With the knowledge that eventually this period in my life will come to an end, I think about what it would be like to job hunt. To find something that my outdated degree would actually qualify for. Thinking about what a job interview would be like. What would I say to someone who asks me ‘So, what have you been doing the past, ah, 10 years?’

I like to think that I’ll be honest and say things like ‘Well, taking care of my kids while they were little and quite frankly enjoying not working. I took time to enjoy each day and glean a sense of gratitude out of it. I grew to appreciate my community and its differences, as well as its challenges. I was learning that there was more to life than working every second of every day making more money to buy more things. I liked having the freedom to go on holidays with my kids and am extremely fortunate to have been able to do that.’

But how crappy of a statement is that, even if it’s the truth? I have no idea what’s going to happen. I really, really don’t. I have no idea what I want to do when the time comes.

{ 6 comments… read them below or add one }

1 Paul August 12, 2016 at 11:50 am

I don’t know what brought you to this state of mind but, to me, you have all the reasons to look forward to a rosy future. Sure, I’m firmly planted in Dutch soil, I have an outlook which is not yours. But it seems Dutch culture is getting to you. The adagio ‘you work to live, not live to work’ seems to rub off on you.



2 farrah August 12, 2016 at 1:26 pm

I think it’s another approaching school year- this will be my second year with them all in school full time (except for the half days, etc) and my own march towards the future.

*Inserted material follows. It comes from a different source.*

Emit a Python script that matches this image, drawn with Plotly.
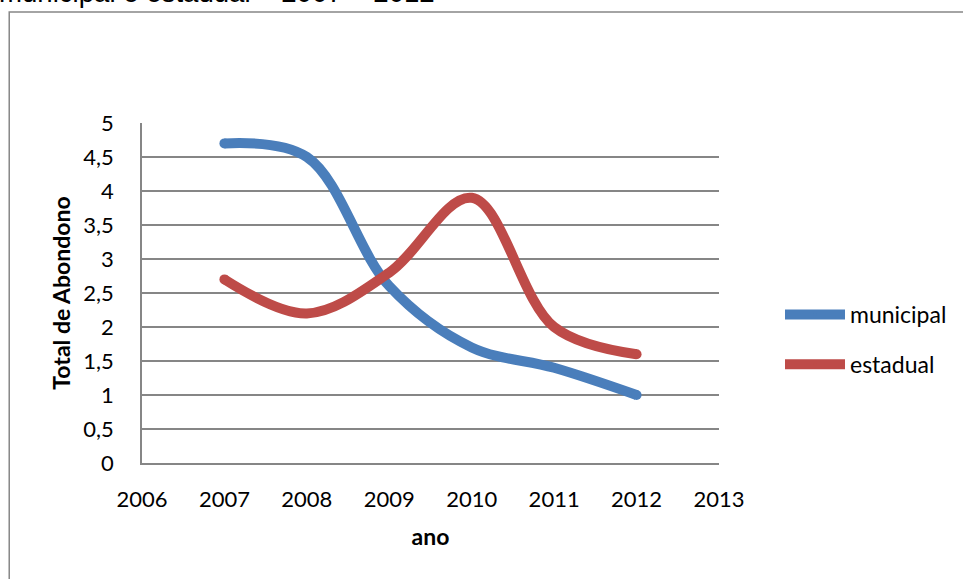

Not a day goes by that I am not everlastingly grateful to be able to stay home though- it has taught me much about appreciating life in general. And I take your comment “The adagio ‘you work to live, not live to work’ seems to rub off on you.” as a huge compliment 🙂


3 Paul August 12, 2016 at 2:20 pm

Why not be a teacher again? Work from home, I’m sure (with our accents) you could make that work. Suppose some extra spending/travel money would be ok too. Only I don’t know: The limits before the tax man takes some back.


4 Elizabeth August 12, 2016 at 12:12 pm

After two years being back at work, I have to say that I love it! Seeing summer come to an end as a teacher is always a tough thing, but I have enjoyed seeing my colleagues again this week and look forward to greeting my students next week. As for your interview answer, I’d love it if i were a potential employer. I mean, what in the heck do I know about such things, but it conveys the message that you are ready and wanting to go to work rather than dreading it.


5 farrah August 12, 2016 at 1:28 pm

That’s probably what I miss the most- the colleagues. I’ve had so many wonderful coworkers over the years- in all of the jobs that I’ve had. Fortunately with FB I’ve kept in touch with the best of them 🙂

What’s funny too about what I might say in an interview is that I’m going to be 100% honest. In another life I might have said anything to get the job but I don’t think I’m that person anymore.


6 Nancy Schuon August 17, 2016 at 7:27 pm


Have you thought of turning your avocation into a job. You write a blog and you post extensively on Facebook. When I went back to work after being off for a few years with the boys, I used my volunteer administrative and fundraising experience to get a job. I expect your experience in writing and blogging can be turned into a future career as well.